Extract, exactly as written, each line from the start of the records below to the line containing "If you answered", both ends included; drop the pictures.

[Input records]:
§ §
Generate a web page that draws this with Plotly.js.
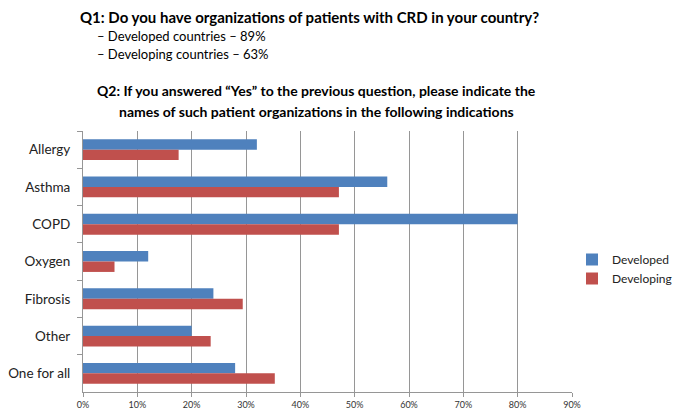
<!DOCTYPE html>
<html>
<head>
<meta charset="utf-8">
<script src="https://cdn.plot.ly/plotly-3.0.1.min.js"></script>
<style>html,body{margin:0;padding:0;background:#fff;}#chart{width:680px;height:420px;}</style>
</head>
<body>
<div id="chart"></div>
<script>
const categories = ["Allergy", "Asthma", "COPD", "Oxygen", "Fibrosis", "Other", "One for all"];
const developed = [0.32, 0.56, 0.80, 0.12, 0.24, 0.20, 0.28];
const developing = [0.176, 0.471, 0.471, 0.058, 0.294, 0.235, 0.353];
const seriesNames = ["Developed", "Developing"];
const tickVals = [0, 0.1, 0.2, 0.3, 0.4, 0.5, 0.6, 0.7, 0.8, 0.9];
const tickLabels = ["0%", "10%", "20%", "30%", "40%", "50%", "60%", "70%", "80%", "90%"];
const q1Title = "Q1: Do you have organizations of patients with CRD in your country?";
const q1Lines = ["– Developed countries – 89%", "– Developing countries – 63%"];
const q2Lines = ["Q2: If you answered “Yes” to the previous question, please indicate the", "names of such patient organizations in the following indications"];

const W = 680, H = 420;
const M = {l: 83, r: 107, t: 131, b: 28};
const pw = W - M.l - M.r, ph = H - M.t - M.b;
const px = x => (x - M.l) / pw;
const py = y => (H - M.b - y) / ph;
const FONT = "Lato, 'Open Sans', sans-serif";

const traces = [
  {type: "bar", orientation: "h", name: seriesNames[0], y: categories, x: developed,
   marker: {color: "#4F81BD"}, hoverinfo: "none"},
  {type: "bar", orientation: "h", name: seriesNames[1], y: categories, x: developing,
   marker: {color: "#C0504D"}, hoverinfo: "none"}
];

const ann = [];
ann.push({text: "<b>" + q1Title + "</b>", x: px(78), y: py(17), xanchor: "left", yanchor: "middle",
  font: {size: 15, color: "#000"}});
q1Lines.forEach((t, i) => ann.push({text: t, x: px(95), y: py(36 + i * 17.6), xanchor: "left", yanchor: "middle",
  font: {size: 13, color: "#000"}}));
q2Lines.forEach((t, i) => ann.push({text: "<b>" + t + "</b>", x: px(317), y: py(90 + i * 21.7), xanchor: "center", yanchor: "middle",
  font: {size: 14, color: "#000"}}));
ann.forEach(a => { a.xref = "paper"; a.yref = "paper"; a.showarrow = false; });

const layout = {
  width: W, height: H,
  margin: M,
  paper_bgcolor: "#fff", plot_bgcolor: "#fff",
  font: {family: FONT, color: "#222"},
  barmode: "group",
  bargap: 0.44,
  bargroupgap: 0,
  showlegend: true,
  legend: {xref: "container", yref: "container", x: 572 / W, xanchor: "left", y: (H - 269) / H, yanchor: "middle",
    traceorder: "normal", font: {size: 12, color: "#222"}, itemwidth: 30},
  xaxis: {range: [0, 0.9], tickvals: tickVals, ticktext: tickLabels, showgrid: true, gridcolor: "#969696", gridwidth: 1,
    showline: true, linecolor: "#969696", ticks: "outside", ticklen: 4, tickcolor: "#969696",
    tickfont: {size: 9, color: "#333"}, zeroline: false, fixedrange: true},
  yaxis: {autorange: "reversed", showline: true, linecolor: "#969696", ticks: "outside", ticklen: 5, tickcolor: "#969696",
    tickson: "boundaries", showgrid: false, tickfont: {size: 13.5, color: "#222"}, ticklabelstandoff: 9, fixedrange: true},
  annotations: ann
};

Plotly.newPlot("chart", traces, layout, {displayModeBar: false, staticPlot: true});
</script>
</body>
</html>
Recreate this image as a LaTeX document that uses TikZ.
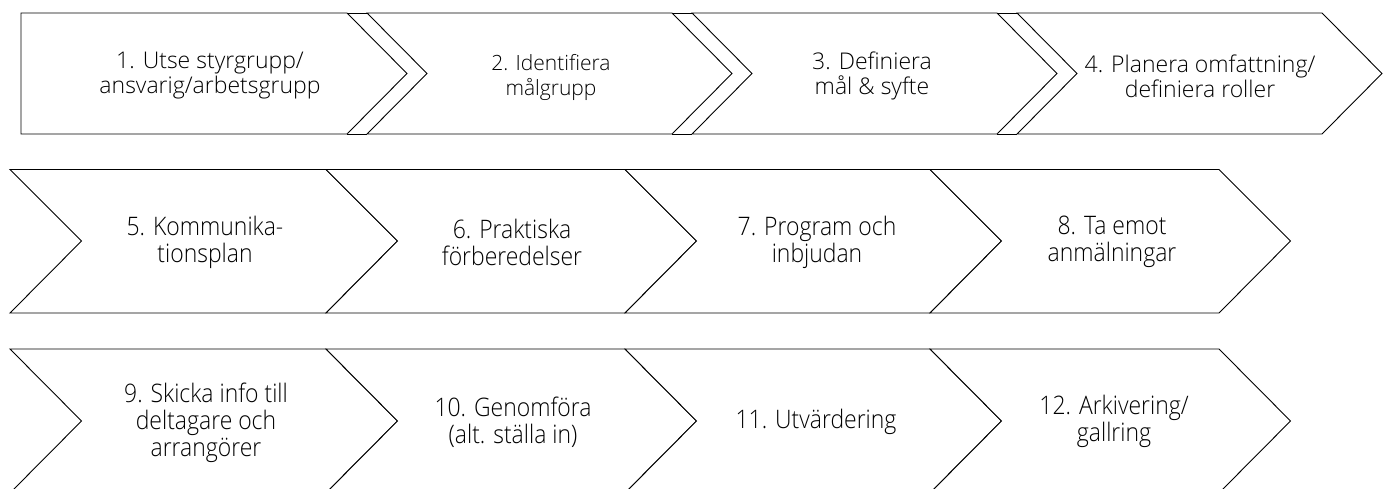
\documentclass[tikz,border=0pt]{standalone}
\usepackage{fontspec}
\setmainfont{Open Sans Light}
\newfontfamily\condfont[FakeStretch=0.9]{Open Sans Light}
\begin{document}
\begin{tikzpicture}[x=1pt,y=-1pt,
  shp/.style={draw=black, line width=0.9pt, line join=miter, fill=white},
  lbl/.style={align=center, font=\fontsize{23}{25}\selectfont, inner sep=0pt, text=black},
  lblsmall/.style={lbl, font=\fontsize{21}{25}\selectfont},
  lblcond/.style={lbl, font=\condfont\fontsize{25.5}{27}\selectfont}]
\useasboundingbox (0,0) rectangle (1395,489);
\clip (0,0) rectangle (1395,489);
% row 1
\draw[shp] (21,13) -- (347,13) -- (407,73.5) -- (347,134) -- (21,134) -- cycle;
\foreach \a in {367,692,1017}{
  \draw[shp] (\a,13) -- (\a+305,13) -- (\a+365,73.5) -- (\a+305,134) -- (\a,134) -- (\a+60,73.5) -- cycle;
}
\foreach \a in {347,672,997}{
  \draw[shp] (\a,13) -- (\a+20,13) (\a,134) -- (\a+20,134);
}
% rows 2 and 3
\foreach \t/\m/\b in {169.5/241/313, 349/421/493}{
  \foreach \a/\c in {10/326,326/625,625/930,930/1219}{
    \draw[shp] (\a,\t) -- (\c,\t) -- (\c+71.5,\m) -- (\c,\b) -- (\a,\b) -- (\a+71.5,\m) -- cycle;
  }
}
% labels
\node[lbl] (t1) at (210,76) {1. Utse styrgrupp/\\ansvarig/arbetsgrupp};
\node[lblsmall] (t2) at (551,77) {2. Identifiera\\målgrupp};
\node[lbl] (t3) at (872,76) {3. Definiera\\mål \& syfte};
\node[lbl] (t4) at (1200,76) {4. Planera omfattning/\\definiera roller};
\node[lblcond] (t5) at (205,242) {5. Kommunika-\\tionsplan};
\node[lblcond] (t6) at (512,242) {6. Praktiska\\förberedelser};
\node[lblcond] (t7) at (817,242) {7. Program och\\inbjudan};
\node[lblcond] (t8) at (1112,242) {8. Ta emot\\anmälningar};
\node[lblcond] (t9) at (206,423) {9. Skicka info till\\deltagare och\\arrangörer};
\node[lblcond] (t10) at (513,422) {10. Genomföra\\(alt. ställa in)};
\node[lblcond] (t11) at (816,422) {11. Utvärdering};
\node[lblcond] (t12) at (1114,421) {12. Arkivering/\\gallring};
\end{tikzpicture}
\end{document}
§ §
[In response]:
Generate a web page that draws this with Plotly.js.
<!DOCTYPE html>
<html>
<head>
<meta charset="utf-8">
<script src="https://cdn.plot.ly/plotly-3.0.1.min.js"></script>
<style>html,body{margin:0;padding:0;background:#fff;}#chart{width:680px;height:420px;}</style>
</head>
<body>
<div id="chart"></div>
<script>
const categories = ["Allergy", "Asthma", "COPD", "Oxygen", "Fibrosis", "Other", "One for all"];
const developed = [0.32, 0.56, 0.80, 0.12, 0.24, 0.20, 0.28];
const developing = [0.176, 0.471, 0.471, 0.058, 0.294, 0.235, 0.353];
const seriesNames = ["Developed", "Developing"];
const tickVals = [0, 0.1, 0.2, 0.3, 0.4, 0.5, 0.6, 0.7, 0.8, 0.9];
const tickLabels = ["0%", "10%", "20%", "30%", "40%", "50%", "60%", "70%", "80%", "90%"];
const q1Title = "Q1: Do you have organizations of patients with CRD in your country?";
const q1Lines = ["– Developed countries – 89%", "– Developing countries – 63%"];
const q2Lines = ["Q2: If you answered “Yes” to the previous question, please indicate the", "names of such patient organizations in the following indications"];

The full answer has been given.